Given task
From the first line of the data below through the line holding "0.9, 0.95, 1.05];", output each line exactly and leave the pictures out.
# # # #
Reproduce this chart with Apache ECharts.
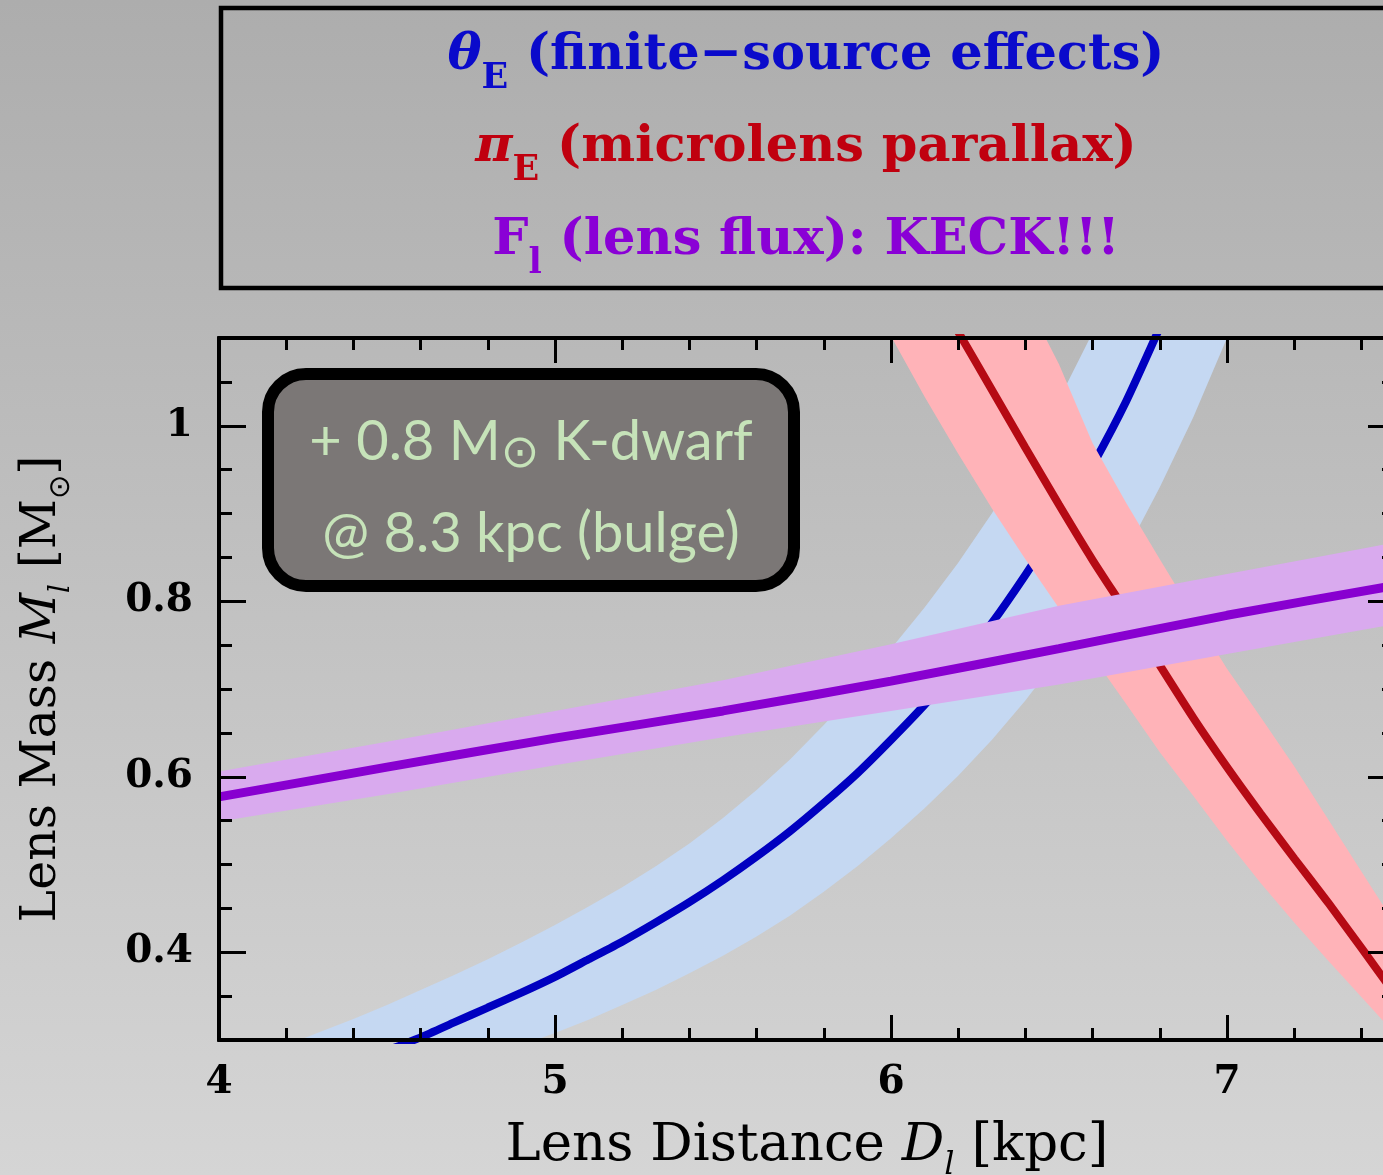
<!DOCTYPE html>
<html>
<head>
<meta charset="utf-8">
<title>Lens mass vs lens distance</title>
<script src="https://cdn.jsdelivr.net/npm/echarts@6/dist/echarts.min.js"></script>
<style>
  html, body { margin: 0; padding: 0; }
  #chart { width: 1383px; height: 1175px; }
</style>
</head>
<body>
<div id="chart"></div>
<script>
// Axis ranges and tick positions
const xRange = [4, 7.5];
const yRange = [0.3, 1.1];
const xMajorTicks = [4, 5, 6, 7];
const xMinorTicks = [4.2, 4.4, 4.6, 4.8, 5.2, 5.4, 5.6, 5.8, 6.2, 6.4, 6.6, 6.8, 7.2, 7.4];
const yMajorTicks = [0.4, 0.6, 0.8, 1];
const yMinorTicks = [0.35, 0.45, 0.5, 0.55, 0.65, 0.7, 0.75, 0.85, 0.9, 0.95, 1.05];

// Einstein radius constraint (finite-source effects): [D_l (kpc), M_l (Msun)]
const thetaLine = [[4.5, 0.288], [4.6, 0.303], [4.7, 0.320], [4.8, 0.337], [4.9, 0.354], [5.0, 0.372],
  [5.1, 0.392], [5.2, 0.412], [5.3, 0.434], [5.4, 0.457], [5.5, 0.482], [5.6, 0.509], [5.7, 0.538],
  [5.8, 0.570], [5.9, 0.604], [6.0, 0.642], [6.1, 0.682], [6.2, 0.726], [6.3, 0.775], [6.4, 0.830],
  [6.5, 0.889], [6.6, 0.955], [6.7, 1.028], [6.8, 1.112]];
const thetaUpper = [[4.2, 0.294], [4.3, 0.309], [4.4, 0.324], [4.5, 0.340], [4.6, 0.357], [4.7, 0.374],
  [4.8, 0.392], [4.9, 0.411], [5.0, 0.431], [5.1, 0.452], [5.2, 0.474], [5.3, 0.498], [5.4, 0.524],
  [5.5, 0.553], [5.6, 0.585], [5.7, 0.620], [5.8, 0.659], [5.9, 0.701], [6.0, 0.746], [6.1, 0.793],
  [6.2, 0.844], [6.3, 0.900], [6.4, 0.961], [6.5, 1.030], [6.6, 1.106]];
const thetaLower = [[4.9, 0.294], [5.0, 0.308], [5.1, 0.323], [5.2, 0.340], [5.3, 0.357], [5.4, 0.376],
  [5.5, 0.396], [5.6, 0.418], [5.7, 0.442], [5.8, 0.469], [5.9, 0.498], [6.0, 0.530], [6.1, 0.564],
  [6.2, 0.601], [6.3, 0.642], [6.4, 0.687], [6.5, 0.737], [6.6, 0.793], [6.7, 0.857], [6.8, 0.930],
  [6.9, 1.010], [7.0, 1.100], [7.1, 1.205]];

// Microlens parallax constraint
const piLine = [[6.2, 1.107], [6.3, 1.041], [6.4, 0.975], [6.5, 0.910], [6.6, 0.847], [6.7, 0.788], [6.8, 0.727],
  [6.9, 0.667], [7.0, 0.611], [7.1, 0.558], [7.2, 0.507], [7.3, 0.457], [7.4, 0.405], [7.5, 0.352]];
const piLower = [[6.0, 1.102], [6.1, 1.033], [6.2, 0.968], [6.3, 0.906], [6.4, 0.848], [6.5, 0.792], [6.6, 0.737],
  [6.7, 0.683], [6.8, 0.628], [6.9, 0.578], [7.0, 0.527], [7.1, 0.479], [7.2, 0.434], [7.3, 0.391], [7.4, 0.349], [7.5, 0.307]];
const piUpper = [[6.4, 1.145], [6.5, 1.070], [6.6, 0.980], [6.7, 0.912], [6.8, 0.848], [6.9, 0.785], [7.0, 0.723],
  [7.1, 0.668], [7.2, 0.612], [7.3, 0.552], [7.4, 0.492], [7.5, 0.432]];

// Lens flux constraint
const fluxLine = [[4.0, 0.577], [4.5, 0.611], [5.0, 0.644], [5.5, 0.675], [6.0, 0.709], [6.5, 0.746], [7.0, 0.784], [7.5, 0.818]];
const fluxUpper = [[4.0, 0.606], [4.5, 0.640], [5.0, 0.675], [5.5, 0.710], [6.0, 0.751], [6.5, 0.795], [7.0, 0.831], [7.5, 0.867]];
const fluxLower = [[4.0, 0.549], [4.5, 0.580], [5.0, 0.613], [5.5, 0.645], [6.0, 0.675], [6.5, 0.705], [7.0, 0.740], [7.5, 0.774]];

const SERIF = '"DejaVu Serif", serif';
const SANS = 'Lato, "Noto Sans", sans-serif';
const SYMBOL = '"DejaVu Sans", sans-serif';

const chart = echarts.init(document.getElementById('chart'), null, { renderer: 'canvas' });

// Shaded band between two edges, clipped to the plotting area
function band(name, upper, lower, color, z) {
  return {
    name: name, type: 'custom', z: z, silent: true, clip: true,
    xAxisIndex: 0, yAxisIndex: 0,
    data: [[xRange[0], yRange[0]]],
    renderItem: function (params, api) {
      const pts = upper.map(p => api.coord(p)).concat(lower.slice().reverse().map(p => api.coord(p)));
      const cs = params.coordSys;
      return {
        type: 'polygon',
        shape: { points: pts },
        style: { fill: color },
        clipPath: { type: 'rect', shape: { x: cs.x, y: cs.y, width: cs.width, height: cs.height } }
      };
    }
  };
}

function curve(name, data, color, width, z) {
  return {
    name: name, type: 'line', z: z, data: data, smooth: 0.2,
    showSymbol: false, clip: true, silent: true,
    xAxisIndex: 0, yAxisIndex: 0,
    lineStyle: { color: color, width: width, cap: 'butt' }
  };
}

const axisLineStyle = { show: true, lineStyle: { color: '#000', width: 4 } };
const hidden = { show: false };

function xAxisDef(position, ticks, len, withLabels) {
  return {
    type: 'value', position: position, min: xRange[0], max: xRange[1], z: 20,
    axisLine: axisLineStyle,
    axisTick: { show: true, inside: true, length: len, customValues: ticks, lineStyle: { color: '#000', width: 3 } },
    axisLabel: withLabels ? {
      show: true, customValues: xMajorTicks, margin: 23,
      fontFamily: SERIF, fontWeight: 'bold', fontSize: 39, color: '#000'
    } : hidden,
    splitLine: hidden, minorTick: hidden
  };
}
function yAxisDef(position, ticks, len, withLabels) {
  return {
    type: 'value', position: position, min: yRange[0], max: yRange[1], z: 20,
    axisLine: axisLineStyle,
    axisTick: { show: true, inside: true, length: len, customValues: ticks, lineStyle: { color: '#000', width: 3 } },
    axisLabel: withLabels ? {
      show: true, customValues: yMajorTicks, margin: 26,
      fontFamily: SERIF, fontWeight: 'bold', fontSize: 39, color: '#000'
    } : hidden,
    splitLine: hidden, minorTick: hidden
  };
}

function titleRich(size) {
  const sub = Math.round(size * 0.6);
  return {
    t: { fontFamily: SERIF, fontSize: size, color: '#000', lineHeight: size + 9, verticalAlign: 'top' },
    i: { fontFamily: SERIF, fontStyle: 'italic', fontSize: size, color: '#000', lineHeight: size + 9, verticalAlign: 'top' },
    s: { fontFamily: SERIF, fontStyle: 'italic', fontSize: sub, color: '#000', lineHeight: sub + 12, verticalAlign: 'bottom' },
    o: { fontFamily: SYMBOL, fontSize: sub, color: '#000', lineHeight: sub + 12, verticalAlign: 'bottom' }
  };
}

const xMain = xAxisDef('bottom', xMajorTicks, 25, true);
xMain.name = '{t|Lens Distance }{i|D}{s|l}{t| [kpc]}';
xMain.nameLocation = 'middle';
xMain.nameGap = 80;
xMain.nameTextStyle = { color: '#000', rich: titleRich(53) };

const yMain = yAxisDef('left', yMajorTicks, 27, true);
yMain.name = '{t|Lens Mass }{i|M}{s|l}{t| [M}{o|⊙}{t|]}';
yMain.nameLocation = 'middle';
yMain.nameGap = 143;
yMain.nameRotate = 90;
yMain.nameTextStyle = { color: '#000', rich: titleRich(49) };

const legendRich = {
  b: { fontFamily: SERIF, fontWeight: 'bold', fontSize: 51, lineHeight: 66, verticalAlign: 'top' },
  g: { fontFamily: SERIF, fontWeight: 'bold', fontStyle: 'italic', fontSize: 51, lineHeight: 66, verticalAlign: 'top' },
  s: { fontFamily: SERIF, fontWeight: 'bold', fontSize: 35, lineHeight: 40, verticalAlign: 'bottom' }
};
function legendLine(text, y, color) {
  const rich = {};
  Object.keys(legendRich).forEach(k => { rich[k] = Object.assign({}, legendRich[k], { fill: color }); });
  return {
    type: 'text', x: 806, y: y, z: 50, silent: true,
    style: { text: text, rich: rich, align: 'center', verticalAlign: 'middle', fill: color }
  };
}

const noteRich = {
  t: { fontFamily: SANS, fontSize: 56, fill: '#c6e3b9', lineHeight: 64, verticalAlign: 'top' },
  o: { fontFamily: SYMBOL, fontSize: 46, fill: '#c6e3b9', lineHeight: 26, verticalAlign: 'bottom' }
};

const option = {
  animation: false,
  grid: { left: 219, top: 338, width: 1176, height: 702, containLabel: false, outerBoundsMode: 'none' },
  xAxis: [
    xMain,
    xAxisDef('bottom', xMinorTicks, 12, false),
    xAxisDef('top', xMajorTicks, 25, false),
    xAxisDef('top', xMinorTicks, 12, false)
  ],
  yAxis: [
    yMain,
    yAxisDef('left', yMinorTicks, 13, false),
    yAxisDef('right', yMajorTicks, 27, false),
    yAxisDef('right', yMinorTicks, 13, false)
  ],
  graphic: [
    {
      type: 'rect', z: -100, silent: true,
      shape: { x: 0, y: 0, width: 1383, height: 1175 },
      style: {
        fill: new echarts.graphic.LinearGradient(0, 0, 0, 1, [
          { offset: 0, color: '#adadad' },
          { offset: 1, color: '#d5d5d5' }
        ])
      }
    },
    {
      type: 'rect', z: 40, silent: true,
      shape: { x: 221, y: 8, width: 1172, height: 280 },
      style: { fill: 'none', stroke: '#000', lineWidth: 4.5 }
    },
    legendLine('{g|θ}{s|E}{b| (finite−source effects)}', 63, '#0a0acb'),
    legendLine('{g|π}{s|E}{b| (microlens parallax)}', 155, '#c0000f'),
    legendLine('{b|F}{s|l}{b| (lens flux): KECK!!!}', 248, '#8a00d6'),
    {
      type: 'rect', z: 60, silent: true,
      shape: { x: 268, y: 374, width: 526, height: 212, r: 38 },
      style: { fill: '#7b7776', stroke: '#000', lineWidth: 12 }
    },
    {
      type: 'text', x: 531, y: 446, z: 61, silent: true,
      style: { text: '{t|+ 0.8 M}{o|⊙}{t| K-dwarf}', rich: noteRich, align: 'center', verticalAlign: 'middle' }
    },
    {
      type: 'text', x: 531, y: 538, z: 61, silent: true,
      style: { text: '{t|@ 8.3 kpc (bulge)}', rich: noteRich, align: 'center', verticalAlign: 'middle' }
    }
  ],
  series: [
    band('θE band', thetaUpper, thetaLower, '#c5d8f2', 2),
    curve('θE', thetaLine, '#0000c0', 8, 3),
    band('πE band', piUpper, piLower, '#ffb3b8', 4),
    curve('πE', piLine, '#b50a14', 8, 5),
    band('Fl band', fluxUpper, fluxLower, '#d9aaee', 6),
    curve('Fl', fluxLine, '#8800d0', 9, 7)
  ]
};

chart.setOption(option);
</script>
</body>
</html>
# # # #
Right answer
Reproduce this chart with Apache ECharts.
<!DOCTYPE html>
<html>
<head>
<meta charset="utf-8">
<title>Lens mass vs lens distance</title>
<script src="https://cdn.jsdelivr.net/npm/echarts@6/dist/echarts.min.js"></script>
<style>
  html, body { margin: 0; padding: 0; }
  #chart { width: 1383px; height: 1175px; }
</style>
</head>
<body>
<div id="chart"></div>
<script>
// Axis ranges and tick positions
const xRange = [4, 7.5];
const yRange = [0.3, 1.1];
const xMajorTicks = [4, 5, 6, 7];
const xMinorTicks = [4.2, 4.4, 4.6, 4.8, 5.2, 5.4, 5.6, 5.8, 6.2, 6.4, 6.6, 6.8, 7.2, 7.4];
const yMajorTicks = [0.4, 0.6, 0.8, 1];
const yMinorTicks = [0.35, 0.45, 0.5, 0.55, 0.65, 0.7, 0.75, 0.85, 0.9, 0.95, 1.05];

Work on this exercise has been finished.